== Short problem ==
Each record must be retyped in full. No character may differ.
━━ Provided data ━━
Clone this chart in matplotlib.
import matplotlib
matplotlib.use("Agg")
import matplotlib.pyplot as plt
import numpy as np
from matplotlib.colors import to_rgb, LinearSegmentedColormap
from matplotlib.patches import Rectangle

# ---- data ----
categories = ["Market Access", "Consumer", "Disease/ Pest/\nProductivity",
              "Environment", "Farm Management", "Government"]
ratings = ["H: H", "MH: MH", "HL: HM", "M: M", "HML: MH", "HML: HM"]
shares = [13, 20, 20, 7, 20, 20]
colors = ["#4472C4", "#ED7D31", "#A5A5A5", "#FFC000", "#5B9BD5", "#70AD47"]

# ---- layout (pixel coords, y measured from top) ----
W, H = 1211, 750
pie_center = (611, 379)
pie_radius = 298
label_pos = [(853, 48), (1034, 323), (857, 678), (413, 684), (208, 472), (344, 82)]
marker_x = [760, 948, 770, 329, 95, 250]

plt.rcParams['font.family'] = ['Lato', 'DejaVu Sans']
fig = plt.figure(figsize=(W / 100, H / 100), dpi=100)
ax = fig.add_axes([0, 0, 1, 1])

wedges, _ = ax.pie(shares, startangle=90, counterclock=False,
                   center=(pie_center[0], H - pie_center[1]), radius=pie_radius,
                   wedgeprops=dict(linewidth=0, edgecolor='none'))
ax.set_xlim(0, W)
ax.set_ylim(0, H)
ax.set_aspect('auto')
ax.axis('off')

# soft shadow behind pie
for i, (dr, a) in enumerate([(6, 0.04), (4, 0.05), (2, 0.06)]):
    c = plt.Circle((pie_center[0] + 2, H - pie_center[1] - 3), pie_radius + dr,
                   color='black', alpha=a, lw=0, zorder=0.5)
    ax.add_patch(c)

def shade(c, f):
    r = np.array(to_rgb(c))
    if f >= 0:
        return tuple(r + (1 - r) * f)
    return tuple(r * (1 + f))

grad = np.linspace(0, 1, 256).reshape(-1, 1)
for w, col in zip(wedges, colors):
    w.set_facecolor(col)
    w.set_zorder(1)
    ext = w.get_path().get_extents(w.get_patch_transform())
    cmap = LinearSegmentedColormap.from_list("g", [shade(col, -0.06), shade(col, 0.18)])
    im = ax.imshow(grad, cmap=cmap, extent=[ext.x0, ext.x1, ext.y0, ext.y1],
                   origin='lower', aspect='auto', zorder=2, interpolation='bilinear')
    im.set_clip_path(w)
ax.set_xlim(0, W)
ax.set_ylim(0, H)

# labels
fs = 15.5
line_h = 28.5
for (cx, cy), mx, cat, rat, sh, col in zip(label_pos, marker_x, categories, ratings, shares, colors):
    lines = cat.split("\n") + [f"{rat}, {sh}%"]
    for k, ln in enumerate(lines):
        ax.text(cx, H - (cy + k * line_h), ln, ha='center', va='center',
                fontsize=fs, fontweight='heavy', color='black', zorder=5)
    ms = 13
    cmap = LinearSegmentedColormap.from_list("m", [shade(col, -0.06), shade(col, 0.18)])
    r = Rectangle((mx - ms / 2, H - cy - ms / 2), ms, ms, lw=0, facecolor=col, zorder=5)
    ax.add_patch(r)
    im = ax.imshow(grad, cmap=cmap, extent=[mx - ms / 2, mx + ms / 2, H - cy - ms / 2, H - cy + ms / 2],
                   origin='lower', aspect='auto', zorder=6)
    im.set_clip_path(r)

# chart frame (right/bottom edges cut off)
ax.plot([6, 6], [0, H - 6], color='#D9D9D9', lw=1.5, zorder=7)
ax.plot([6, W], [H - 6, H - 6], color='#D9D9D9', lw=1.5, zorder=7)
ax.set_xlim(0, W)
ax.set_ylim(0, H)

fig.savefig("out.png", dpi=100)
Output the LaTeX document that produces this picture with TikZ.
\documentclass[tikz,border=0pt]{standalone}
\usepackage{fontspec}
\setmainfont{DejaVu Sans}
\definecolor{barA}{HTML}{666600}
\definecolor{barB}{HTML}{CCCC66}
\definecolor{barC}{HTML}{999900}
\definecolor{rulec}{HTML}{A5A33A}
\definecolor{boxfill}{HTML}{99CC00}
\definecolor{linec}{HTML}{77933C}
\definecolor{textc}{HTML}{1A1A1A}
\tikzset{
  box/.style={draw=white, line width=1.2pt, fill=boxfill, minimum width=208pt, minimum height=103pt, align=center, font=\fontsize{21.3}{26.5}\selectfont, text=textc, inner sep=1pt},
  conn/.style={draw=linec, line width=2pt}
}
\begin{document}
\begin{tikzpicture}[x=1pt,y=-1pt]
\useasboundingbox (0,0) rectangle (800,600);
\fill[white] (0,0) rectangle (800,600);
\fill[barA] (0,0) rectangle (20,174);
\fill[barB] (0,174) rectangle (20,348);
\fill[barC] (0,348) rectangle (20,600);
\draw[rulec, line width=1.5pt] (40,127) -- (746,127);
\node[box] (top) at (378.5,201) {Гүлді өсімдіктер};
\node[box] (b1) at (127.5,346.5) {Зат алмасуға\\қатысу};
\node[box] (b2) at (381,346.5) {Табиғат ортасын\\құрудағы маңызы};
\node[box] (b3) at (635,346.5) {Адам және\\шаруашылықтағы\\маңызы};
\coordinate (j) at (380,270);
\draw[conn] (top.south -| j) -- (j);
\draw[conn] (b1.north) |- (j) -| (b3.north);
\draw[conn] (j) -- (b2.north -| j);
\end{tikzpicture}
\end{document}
━━━
== Solved problem ==
Clone this chart in matplotlib.
import matplotlib
matplotlib.use("Agg")
import matplotlib.pyplot as plt
import numpy as np
from matplotlib.colors import to_rgb, LinearSegmentedColormap
from matplotlib.patches import Rectangle

# ---- data ----
categories = ["Market Access", "Consumer", "Disease/ Pest/\nProductivity",
              "Environment", "Farm Management", "Government"]
ratings = ["H: H", "MH: MH", "HL: HM", "M: M", "HML: MH", "HML: HM"]
shares = [13, 20, 20, 7, 20, 20]
colors = ["#4472C4", "#ED7D31", "#A5A5A5", "#FFC000", "#5B9BD5", "#70AD47"]

# ---- layout (pixel coords, y measured from top) ----
W, H = 1211, 750
pie_center = (611, 379)
pie_radius = 298
label_pos = [(853, 48), (1034, 323), (857, 678), (413, 684), (208, 472), (344, 82)]
marker_x = [760, 948, 770, 329, 95, 250]

plt.rcParams['font.family'] = ['Lato', 'DejaVu Sans']
fig = plt.figure(figsize=(W / 100, H / 100), dpi=100)
ax = fig.add_axes([0, 0, 1, 1])

wedges, _ = ax.pie(shares, startangle=90, counterclock=False,
                   center=(pie_center[0], H - pie_center[1]), radius=pie_radius,
                   wedgeprops=dict(linewidth=0, edgecolor='none'))
ax.set_xlim(0, W)
ax.set_ylim(0, H)
ax.set_aspect('auto')
ax.axis('off')

# soft shadow behind pie
for i, (dr, a) in enumerate([(6, 0.04), (4, 0.05), (2, 0.06)]):
    c = plt.Circle((pie_center[0] + 2, H - pie_center[1] - 3), pie_radius + dr,
                   color='black', alpha=a, lw=0, zorder=0.5)
    ax.add_patch(c)

def shade(c, f):
    r = np.array(to_rgb(c))
    if f >= 0:
        return tuple(r + (1 - r) * f)
    return tuple(r * (1 + f))

grad = np.linspace(0, 1, 256).reshape(-1, 1)
for w, col in zip(wedges, colors):
    w.set_facecolor(col)
    w.set_zorder(1)
    ext = w.get_path().get_extents(w.get_patch_transform())
    cmap = LinearSegmentedColormap.from_list("g", [shade(col, -0.06), shade(col, 0.18)])
    im = ax.imshow(grad, cmap=cmap, extent=[ext.x0, ext.x1, ext.y0, ext.y1],
                   origin='lower', aspect='auto', zorder=2, interpolation='bilinear')
    im.set_clip_path(w)
ax.set_xlim(0, W)
ax.set_ylim(0, H)

# labels
fs = 15.5
line_h = 28.5
for (cx, cy), mx, cat, rat, sh, col in zip(label_pos, marker_x, categories, ratings, shares, colors):
    lines = cat.split("\n") + [f"{rat}, {sh}%"]
    for k, ln in enumerate(lines):
        ax.text(cx, H - (cy + k * line_h), ln, ha='center', va='center',
                fontsize=fs, fontweight='heavy', color='black', zorder=5)
    ms = 13
    cmap = LinearSegmentedColormap.from_list("m", [shade(col, -0.06), shade(col, 0.18)])
    r = Rectangle((mx - ms / 2, H - cy - ms / 2), ms, ms, lw=0, facecolor=col, zorder=5)
    ax.add_patch(r)
    im = ax.imshow(grad, cmap=cmap, extent=[mx - ms / 2, mx + ms / 2, H - cy - ms / 2, H - cy + ms / 2],
                   origin='lower', aspect='auto', zorder=6)
    im.set_clip_path(r)

# chart frame (right/bottom edges cut off)
ax.plot([6, 6], [0, H - 6], color='#D9D9D9', lw=1.5, zorder=7)
ax.plot([6, W], [H - 6, H - 6], color='#D9D9D9', lw=1.5, zorder=7)
ax.set_xlim(0, W)
ax.set_ylim(0, H)

fig.savefig("out.png", dpi=100)
Output the LaTeX document that produces this picture with TikZ.
\documentclass[tikz,border=0pt]{standalone}
\usepackage{fontspec}
\setmainfont{DejaVu Sans}
\definecolor{barA}{HTML}{666600}
\definecolor{barB}{HTML}{CCCC66}
\definecolor{barC}{HTML}{999900}
\definecolor{rulec}{HTML}{A5A33A}
\definecolor{boxfill}{HTML}{99CC00}
\definecolor{linec}{HTML}{77933C}
\definecolor{textc}{HTML}{1A1A1A}
\tikzset{
  box/.style={draw=white, line width=1.2pt, fill=boxfill, minimum width=208pt, minimum height=103pt, align=center, font=\fontsize{21.3}{26.5}\selectfont, text=textc, inner sep=1pt},
  conn/.style={draw=linec, line width=2pt}
}
\begin{document}
\begin{tikzpicture}[x=1pt,y=-1pt]
\useasboundingbox (0,0) rectangle (800,600);
\fill[white] (0,0) rectangle (800,600);
\fill[barA] (0,0) rectangle (20,174);
\fill[barB] (0,174) rectangle (20,348);
\fill[barC] (0,348) rectangle (20,600);
\draw[rulec, line width=1.5pt] (40,127) -- (746,127);
\node[box] (top) at (378.5,201) {Гүлді өсімдіктер};
\node[box] (b1) at (127.5,346.5) {Зат алмасуға\\қатысу};
\node[box] (b2) at (381,346.5) {Табиғат ортасын\\құрудағы маңызы};
\node[box] (b3) at (635,346.5) {Адам және\\шаруашылықтағы\\маңызы};
\coordinate (j) at (380,270);
\draw[conn] (top.south -| j) -- (j);
\draw[conn] (b1.north) |- (j) -| (b3.north);
\draw[conn] (j) -- (b2.north -| j);
\end{tikzpicture}
\end{document}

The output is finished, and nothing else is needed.